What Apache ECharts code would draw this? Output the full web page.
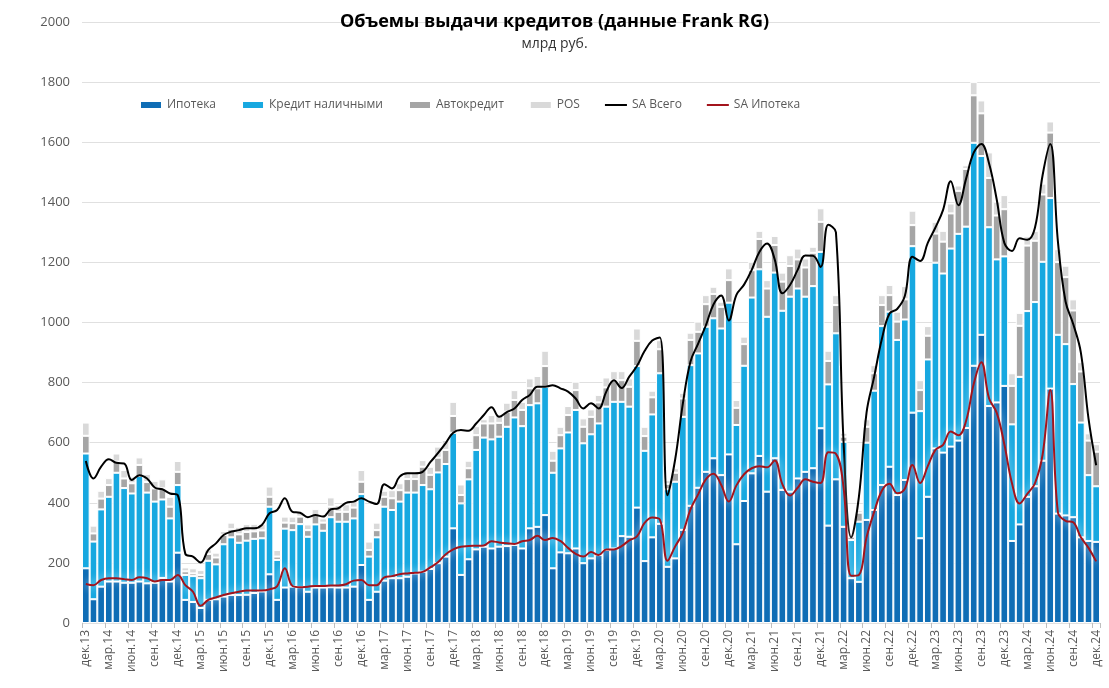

---

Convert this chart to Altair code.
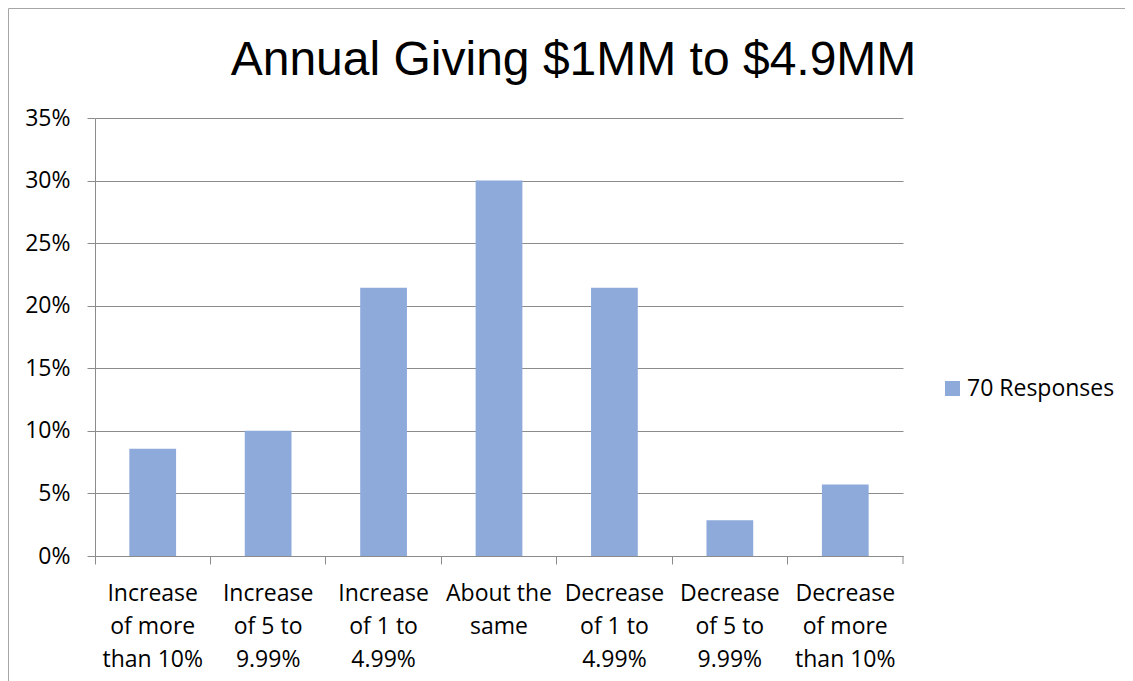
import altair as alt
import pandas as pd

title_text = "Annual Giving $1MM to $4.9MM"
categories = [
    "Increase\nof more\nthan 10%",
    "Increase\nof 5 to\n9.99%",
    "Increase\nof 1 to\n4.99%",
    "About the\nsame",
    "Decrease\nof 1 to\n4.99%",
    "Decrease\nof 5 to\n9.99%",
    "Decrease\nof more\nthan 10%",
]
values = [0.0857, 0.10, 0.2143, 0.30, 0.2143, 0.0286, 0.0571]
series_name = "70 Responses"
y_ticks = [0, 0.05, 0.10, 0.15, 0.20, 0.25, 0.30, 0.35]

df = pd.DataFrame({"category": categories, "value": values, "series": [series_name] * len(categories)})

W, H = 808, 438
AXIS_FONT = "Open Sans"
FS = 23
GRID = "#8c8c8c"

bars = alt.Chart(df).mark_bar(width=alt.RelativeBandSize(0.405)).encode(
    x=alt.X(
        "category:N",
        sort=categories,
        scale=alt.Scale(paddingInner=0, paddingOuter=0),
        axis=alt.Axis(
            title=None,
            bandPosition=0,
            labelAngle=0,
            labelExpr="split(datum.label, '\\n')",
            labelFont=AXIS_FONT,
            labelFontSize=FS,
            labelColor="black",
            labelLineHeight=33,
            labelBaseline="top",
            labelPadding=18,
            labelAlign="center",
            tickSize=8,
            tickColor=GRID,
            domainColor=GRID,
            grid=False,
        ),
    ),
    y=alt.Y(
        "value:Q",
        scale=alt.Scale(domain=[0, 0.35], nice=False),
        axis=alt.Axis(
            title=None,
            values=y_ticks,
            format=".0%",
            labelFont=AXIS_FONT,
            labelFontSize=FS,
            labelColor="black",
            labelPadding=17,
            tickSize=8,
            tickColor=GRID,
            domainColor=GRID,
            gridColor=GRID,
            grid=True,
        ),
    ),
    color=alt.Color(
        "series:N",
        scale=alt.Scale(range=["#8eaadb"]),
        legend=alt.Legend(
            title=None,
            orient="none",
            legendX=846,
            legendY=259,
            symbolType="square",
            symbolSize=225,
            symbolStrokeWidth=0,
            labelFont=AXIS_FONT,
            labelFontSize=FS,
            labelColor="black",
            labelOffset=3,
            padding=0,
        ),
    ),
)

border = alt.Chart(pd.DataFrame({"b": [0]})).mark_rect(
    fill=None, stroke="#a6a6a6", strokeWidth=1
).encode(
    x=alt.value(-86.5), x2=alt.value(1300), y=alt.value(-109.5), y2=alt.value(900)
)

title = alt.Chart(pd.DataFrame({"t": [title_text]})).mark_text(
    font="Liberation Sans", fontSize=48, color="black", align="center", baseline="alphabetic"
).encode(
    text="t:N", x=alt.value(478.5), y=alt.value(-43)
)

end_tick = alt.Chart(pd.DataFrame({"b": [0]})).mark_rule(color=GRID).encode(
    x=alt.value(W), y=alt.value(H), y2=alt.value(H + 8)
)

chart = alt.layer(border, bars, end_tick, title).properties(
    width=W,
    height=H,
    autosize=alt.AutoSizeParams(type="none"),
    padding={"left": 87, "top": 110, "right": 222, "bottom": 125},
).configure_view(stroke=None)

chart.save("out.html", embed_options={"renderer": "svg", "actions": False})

...

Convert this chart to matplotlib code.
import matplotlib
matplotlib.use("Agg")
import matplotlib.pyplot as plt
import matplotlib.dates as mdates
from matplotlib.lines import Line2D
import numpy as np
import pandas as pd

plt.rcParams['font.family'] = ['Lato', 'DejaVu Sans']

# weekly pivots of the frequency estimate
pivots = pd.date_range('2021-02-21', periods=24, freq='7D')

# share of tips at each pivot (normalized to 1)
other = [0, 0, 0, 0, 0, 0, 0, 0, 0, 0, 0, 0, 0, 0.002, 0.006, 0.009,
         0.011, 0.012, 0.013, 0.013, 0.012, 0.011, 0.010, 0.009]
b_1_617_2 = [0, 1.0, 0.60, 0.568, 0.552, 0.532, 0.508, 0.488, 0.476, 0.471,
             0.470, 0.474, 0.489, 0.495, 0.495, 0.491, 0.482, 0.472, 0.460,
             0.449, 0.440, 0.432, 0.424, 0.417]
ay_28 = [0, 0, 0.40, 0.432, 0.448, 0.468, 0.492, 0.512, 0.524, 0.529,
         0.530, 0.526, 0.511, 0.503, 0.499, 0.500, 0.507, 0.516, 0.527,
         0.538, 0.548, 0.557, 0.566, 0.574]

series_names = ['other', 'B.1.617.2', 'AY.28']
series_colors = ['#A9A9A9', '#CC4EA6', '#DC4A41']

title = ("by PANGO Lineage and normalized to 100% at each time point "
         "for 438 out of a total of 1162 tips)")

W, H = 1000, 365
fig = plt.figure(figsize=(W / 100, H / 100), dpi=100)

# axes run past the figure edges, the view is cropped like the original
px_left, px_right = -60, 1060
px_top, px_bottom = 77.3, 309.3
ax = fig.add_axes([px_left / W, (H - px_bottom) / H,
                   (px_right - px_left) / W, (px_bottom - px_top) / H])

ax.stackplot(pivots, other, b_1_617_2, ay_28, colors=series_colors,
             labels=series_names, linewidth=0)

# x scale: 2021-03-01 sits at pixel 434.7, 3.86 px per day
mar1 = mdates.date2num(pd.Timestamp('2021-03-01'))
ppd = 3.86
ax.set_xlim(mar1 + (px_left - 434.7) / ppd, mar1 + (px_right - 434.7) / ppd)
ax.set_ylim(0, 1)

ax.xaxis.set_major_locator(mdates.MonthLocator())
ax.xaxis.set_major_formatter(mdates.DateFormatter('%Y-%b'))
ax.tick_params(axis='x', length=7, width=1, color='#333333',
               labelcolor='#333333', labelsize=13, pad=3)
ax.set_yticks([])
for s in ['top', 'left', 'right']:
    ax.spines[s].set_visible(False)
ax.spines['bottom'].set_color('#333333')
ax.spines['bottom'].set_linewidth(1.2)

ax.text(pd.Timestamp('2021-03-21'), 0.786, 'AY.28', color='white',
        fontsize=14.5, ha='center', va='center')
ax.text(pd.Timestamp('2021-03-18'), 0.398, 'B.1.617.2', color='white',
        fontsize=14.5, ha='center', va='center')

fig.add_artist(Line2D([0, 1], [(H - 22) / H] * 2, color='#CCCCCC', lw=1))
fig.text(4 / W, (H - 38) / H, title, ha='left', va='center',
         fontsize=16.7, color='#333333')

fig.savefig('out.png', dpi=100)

» **Brief**: Extract every line from the records above that contains the word "Convert".

» **Full response**:
Convert this chart to Altair code.
Convert this chart to matplotlib code.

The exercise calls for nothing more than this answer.